## Material
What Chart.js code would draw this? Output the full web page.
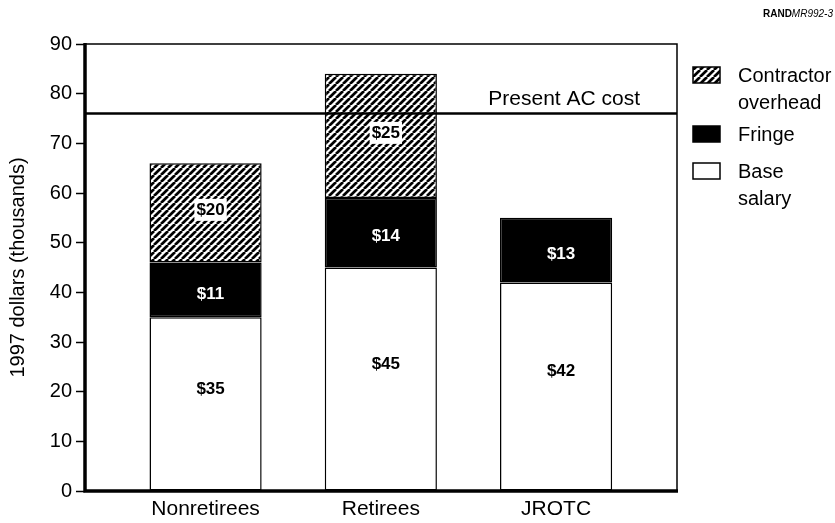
<!DOCTYPE html>
<html>
<head>
<meta charset="utf-8">
<script src="https://cdn.jsdelivr.net/npm/chart.js@4.4.0/dist/chart.umd.min.js"></script>
<style>
html,body{margin:0;padding:0;background:#fff;}
</style>
</head>
<body>
<canvas id="myChart" width="835" height="523"></canvas>
<script>
/*------------------------------------------------------------------------------------------------*/
//datos
const categories = ['Nonretirees', 'Retirees', 'JROTC'];
const baseSalary = [35, 45, 42];
const fringe = [11, 14, 13];
const contractor = [20, 25, 0];
const baseLabels = ['$35', '$45', '$42'];
const fringeLabels = ['$11', '$14', '$13'];
const contractorLabels = ['$20', '$25', ''];
const presentAC = 76;
const yMax = 90;
const yStep = 10;

const FONT = '"Liberation Sans", Arial, Helvetica, sans-serif';

/*------------------------------------------------------------------------------------------------*/
//rayado
const makeHatch = () => {
    const s = 7;
    const c = document.createElement('canvas');
    c.width = s; c.height = s;
    const g = c.getContext('2d');
    g.fillStyle = '#fff';
    g.fillRect(0, 0, s, s);
    g.strokeStyle = '#000';
    g.lineWidth = 2.7;
    g.beginPath();
    for (let k = -1; k <= 1; k++) {
        g.moveTo(k * s, s);
        g.lineTo(k * s + s, 0);
    }
    g.stroke();
    return g.createPattern(c, 'repeat');
};
const hatch = makeHatch();

const toPoints = arr => arr.map((v, i) => ({x: i + 1, y: v}));

/*------------------------------------------------------------------------------------------------*/
//plugin: marco, linea AC, etiquetas, leyenda
const extras = {
    id: 'extras',
    afterDatasetsDraw(chart) {
        const ctx = chart.ctx;
        const {left, right, top, bottom} = chart.chartArea;
        const yS = chart.scales.y;

        // etiquetas de barras
        const setups = [
            {labels: baseLabels, color: '#000', box: false, dy: -15},
            {labels: fringeLabels, color: '#fff', box: false, dy: 4},
            {labels: contractorLabels, color: '#000', box: true, dy: -3}
        ];
        ctx.save();
        ctx.font = 'bold 17px ' + FONT;
        ctx.textAlign = 'center';
        ctx.textBaseline = 'middle';
        chart.data.datasets.forEach((ds, di) => {
            const meta = chart.getDatasetMeta(di);
            const st = setups[di];
            meta.data.forEach((bar, i) => {
                const txt = st.labels[i];
                if (!txt) return;
                const x = bar.x + 5;
                const y = (bar.y + bar.base) / 2 + st.dy;
                if (st.box) {
                    const w = ctx.measureText(txt).width + 4;
                    ctx.fillStyle = '#fff';
                    ctx.fillRect(x - w / 2, y - 11, w, 22);
                }
                ctx.fillStyle = st.color;
                ctx.fillText(txt, x, y);
            });
        });
        ctx.restore();

        // linea Present AC cost
        const yAC = yS.getPixelForValue(presentAC);
        ctx.save();
        ctx.strokeStyle = '#000';
        ctx.lineWidth = 2.5;
        ctx.beginPath();
        ctx.moveTo(left, yAC);
        ctx.lineTo(right, yAC);
        ctx.stroke();
        ctx.fillStyle = '#000';
        ctx.font = '21px ' + FONT;
        ctx.textAlign = 'right';
        ctx.textBaseline = 'bottom';
        ctx.fillText('Present AC cost', right - 37, yAC - 4);

        // marco
        ctx.lineWidth = 1.5;
        ctx.beginPath();
        ctx.moveTo(left, top);
        ctx.lineTo(right, top);
        ctx.lineTo(right, bottom);
        ctx.stroke();
        ctx.lineWidth = 3.5;
        ctx.beginPath();
        ctx.moveTo(left, top - 1);
        ctx.lineTo(left, bottom);
        ctx.lineTo(right + 1, bottom);
        ctx.stroke();
        ctx.restore();
    },
    afterDraw(chart) {
        const ctx = chart.ctx;
        const {right} = chart.chartArea;
        ctx.save();
        // leyenda
        const rows = [75, 134, 171];
        const fills = [hatch, '#000', '#fff'];
        const order = [2, 1, 0];
        ctx.font = '20px ' + FONT;
        ctx.textBaseline = 'middle';
        ctx.textAlign = 'left';
        order.forEach((di, k) => {
            const ds = chart.data.datasets[di];
            const bx = right + 16, by = rows[k] - 8;
            ctx.fillStyle = fills[k];
            ctx.fillRect(bx, by, 27, 16);
            ctx.strokeStyle = '#000';
            ctx.lineWidth = 1.5;
            ctx.strokeRect(bx, by, 27, 16);
            ctx.fillStyle = '#000';
            ds.label.split(' ').forEach((w, j) => {
                ctx.fillText(w, right + 61, rows[k] + 1 + j * 27);
            });
        });
        // RAND
        ctx.textBaseline = 'middle';
        ctx.textAlign = 'right';
        ctx.font = 'italic 10px ' + FONT;
        const tail = 'MR992-3';
        const tw = ctx.measureText(tail).width;
        ctx.fillText(tail, 833, 14);
        ctx.font = 'bold 10px ' + FONT;
        ctx.fillText('RAND', 833 - tw, 14);
        ctx.restore();
    }
};

/*------------------------------------------------------------------------------------------------*/
//grafico
const ctx = document.getElementById('myChart');
const myChart = new Chart(ctx, {
    type: 'bar',
    data: {
        datasets: [{
            label: 'Base salary',
            data: toPoints(baseSalary),
            backgroundColor: '#fff',
            borderColor: '#000',
            borderWidth: 1.5,
            borderSkipped: false
        }, {
            label: 'Fringe',
            data: toPoints(fringe),
            backgroundColor: '#000',
            borderColor: '#000',
            borderWidth: 1.5,
            borderSkipped: false
        }, {
            label: 'Contractor overhead',
            data: toPoints(contractor),
            backgroundColor: hatch,
            borderColor: '#000',
            borderWidth: 1.5,
            borderSkipped: false
        }]
    },
    options: {
        responsive: false,
        animation: false,
        barPercentage: 0.64,
        categoryPercentage: 1,
        layout: {padding: {top: 44, right: 158, bottom: 0, left: 0}},
        plugins: {legend: {display: false}, tooltip: {enabled: false}},
        scales: {
            x: {
                type: 'linear',
                min: 0.312,
                max: 3.69,
                offset: false,
                stacked: true,
                grid: {display: false, offset: false},
                border: {display: false},
                afterBuildTicks: s => { s.ticks = categories.map((c, i) => ({value: i + 1})); },
                afterFit: s => { s.height = 32; },
                ticks: {
                    autoSkip: false,
                    maxRotation: 0,
                    padding: -2,
                    color: '#000',
                    font: {family: FONT, size: 21},
                    callback: v => categories[v - 1]
                }
            },
            y: {
                stacked: true,
                min: 0,
                max: yMax,
                border: {display: false},
                grid: {drawOnChartArea: false, drawTicks: true, tickLength: 9, tickWidth: 1.5, tickColor: '#000'},
                afterFit: s => { s.width = 85; },
                ticks: {
                    stepSize: yStep,
                    padding: 4,
                    color: '#000',
                    font: {family: FONT, size: 20}
                },
                title: {
                    display: true,
                    text: '1997 dollars (thousands)',
                    color: '#000',
                    font: {family: FONT, size: 20},
                    padding: {top: 6, bottom: 0}
                }
            }
        }
    },
    plugins: [extras]
});
</script>
</body>
</html>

## What needs to be done
Copy out every line of the material above exactly, skipping the pictures.

## Task response
What Chart.js code would draw this? Output the full web page.
<!DOCTYPE html>
<html>
<head>
<meta charset="utf-8">
<script src="https://cdn.jsdelivr.net/npm/chart.js@4.4.0/dist/chart.umd.min.js"></script>
<style>
html,body{margin:0;padding:0;background:#fff;}
</style>
</head>
<body>
<canvas id="myChart" width="835" height="523"></canvas>
<script>
/*------------------------------------------------------------------------------------------------*/
//datos
const categories = ['Nonretirees', 'Retirees', 'JROTC'];
const baseSalary = [35, 45, 42];
const fringe = [11, 14, 13];
const contractor = [20, 25, 0];
const baseLabels = ['$35', '$45', '$42'];
const fringeLabels = ['$11', '$14', '$13'];
const contractorLabels = ['$20', '$25', ''];
const presentAC = 76;
const yMax = 90;
const yStep = 10;

const FONT = '"Liberation Sans", Arial, Helvetica, sans-serif';

/*------------------------------------------------------------------------------------------------*/
//rayado
const makeHatch = () => {
    const s = 7;
    const c = document.createElement('canvas');
    c.width = s; c.height = s;
    const g = c.getContext('2d');
    g.fillStyle = '#fff';
    g.fillRect(0, 0, s, s);
    g.strokeStyle = '#000';
    g.lineWidth = 2.7;
    g.beginPath();
    for (let k = -1; k <= 1; k++) {
        g.moveTo(k * s, s);
        g.lineTo(k * s + s, 0);
    }
    g.stroke();
    return g.createPattern(c, 'repeat');
};
const hatch = makeHatch();

const toPoints = arr => arr.map((v, i) => ({x: i + 1, y: v}));

/*------------------------------------------------------------------------------------------------*/
//plugin: marco, linea AC, etiquetas, leyenda
const extras = {
    id: 'extras',
    afterDatasetsDraw(chart) {
        const ctx = chart.ctx;
        const {left, right, top, bottom} = chart.chartArea;
        const yS = chart.scales.y;

        // etiquetas de barras
        const setups = [
            {labels: baseLabels, color: '#000', box: false, dy: -15},
            {labels: fringeLabels, color: '#fff', box: false, dy: 4},
            {labels: contractorLabels, color: '#000', box: true, dy: -3}
        ];
        ctx.save();
        ctx.font = 'bold 17px ' + FONT;
        ctx.textAlign = 'center';
        ctx.textBaseline = 'middle';
        chart.data.datasets.forEach((ds, di) => {
            const meta = chart.getDatasetMeta(di);
            const st = setups[di];
            meta.data.forEach((bar, i) => {
                const txt = st.labels[i];
                if (!txt) return;
                const x = bar.x + 5;
                const y = (bar.y + bar.base) / 2 + st.dy;
                if (st.box) {
                    const w = ctx.measureText(txt).width + 4;
                    ctx.fillStyle = '#fff';
                    ctx.fillRect(x - w / 2, y - 11, w, 22);
                }
                ctx.fillStyle = st.color;
                ctx.fillText(txt, x, y);
            });
        });
        ctx.restore();

        // linea Present AC cost
        const yAC = yS.getPixelForValue(presentAC);
        ctx.save();
        ctx.strokeStyle = '#000';
        ctx.lineWidth = 2.5;
        ctx.beginPath();
        ctx.moveTo(left, yAC);
        ctx.lineTo(right, yAC);
        ctx.stroke();
        ctx.fillStyle = '#000';
        ctx.font = '21px ' + FONT;
        ctx.textAlign = 'right';
        ctx.textBaseline = 'bottom';
        ctx.fillText('Present AC cost', right - 37, yAC - 4);

        // marco
        ctx.lineWidth = 1.5;
        ctx.beginPath();
        ctx.moveTo(left, top);
        ctx.lineTo(right, top);
        ctx.lineTo(right, bottom);
        ctx.stroke();
        ctx.lineWidth = 3.5;
        ctx.beginPath();
        ctx.moveTo(left, top - 1);
        ctx.lineTo(left, bottom);
        ctx.lineTo(right + 1, bottom);
        ctx.stroke();
        ctx.restore();
    },
    afterDraw(chart) {
        const ctx = chart.ctx;
        const {right} = chart.chartArea;
        ctx.save();
        // leyenda
        const rows = [75, 134, 171];
        const fills = [hatch, '#000', '#fff'];
        const order = [2, 1, 0];
        ctx.font = '20px ' + FONT;
        ctx.textBaseline = 'middle';
        ctx.textAlign = 'left';
        order.forEach((di, k) => {
            const ds = chart.data.datasets[di];
            const bx = right + 16, by = rows[k] - 8;
            ctx.fillStyle = fills[k];
            ctx.fillRect(bx, by, 27, 16);
            ctx.strokeStyle = '#000';
            ctx.lineWidth = 1.5;
            ctx.strokeRect(bx, by, 27, 16);
            ctx.fillStyle = '#000';
            ds.label.split(' ').forEach((w, j) => {
                ctx.fillText(w, right + 61, rows[k] + 1 + j * 27);
            });
        });
        // RAND
        ctx.textBaseline = 'middle';
        ctx.textAlign = 'right';
        ctx.font = 'italic 10px ' + FONT;
        const tail = 'MR992-3';
        const tw = ctx.measureText(tail).width;
        ctx.fillText(tail, 833, 14);
        ctx.font = 'bold 10px ' + FONT;
        ctx.fillText('RAND', 833 - tw, 14);
        ctx.restore();
    }
};

/*------------------------------------------------------------------------------------------------*/
//grafico
const ctx = document.getElementById('myChart');
const myChart = new Chart(ctx, {
    type: 'bar',
    data: {
        datasets: [{
            label: 'Base salary',
            data: toPoints(baseSalary),
            backgroundColor: '#fff',
            borderColor: '#000',
            borderWidth: 1.5,
            borderSkipped: false
        }, {
            label: 'Fringe',
            data: toPoints(fringe),
            backgroundColor: '#000',
            borderColor: '#000',
            borderWidth: 1.5,
            borderSkipped: false
        }, {
            label: 'Contractor overhead',
            data: toPoints(contractor),
            backgroundColor: hatch,
            borderColor: '#000',
            borderWidth: 1.5,
            borderSkipped: false
        }]
    },
    options: {
        responsive: false,
        animation: false,
        barPercentage: 0.64,
        categoryPercentage: 1,
        layout: {padding: {top: 44, right: 158, bottom: 0, left: 0}},
        plugins: {legend: {display: false}, tooltip: {enabled: false}},
        scales: {
            x: {
                type: 'linear',
                min: 0.312,
                max: 3.69,
                offset: false,
                stacked: true,
                grid: {display: false, offset: false},
                border: {display: false},
                afterBuildTicks: s => { s.ticks = categories.map((c, i) => ({value: i + 1})); },
                afterFit: s => { s.height = 32; },
                ticks: {
                    autoSkip: false,
                    maxRotation: 0,
                    padding: -2,
                    color: '#000',
                    font: {family: FONT, size: 21},
                    callback: v => categories[v - 1]
                }
            },
            y: {
                stacked: true,
                min: 0,
                max: yMax,
                border: {display: false},
                grid: {drawOnChartArea: false, drawTicks: true, tickLength: 9, tickWidth: 1.5, tickColor: '#000'},
                afterFit: s => { s.width = 85; },
                ticks: {
                    stepSize: yStep,
                    padding: 4,
                    color: '#000',
                    font: {family: FONT, size: 20}
                },
                title: {
                    display: true,
                    text: '1997 dollars (thousands)',
                    color: '#000',
                    font: {family: FONT, size: 20},
                    padding: {top: 6, bottom: 0}
                }
            }
        }
    },
    plugins: [extras]
});
</script>
</body>
</html>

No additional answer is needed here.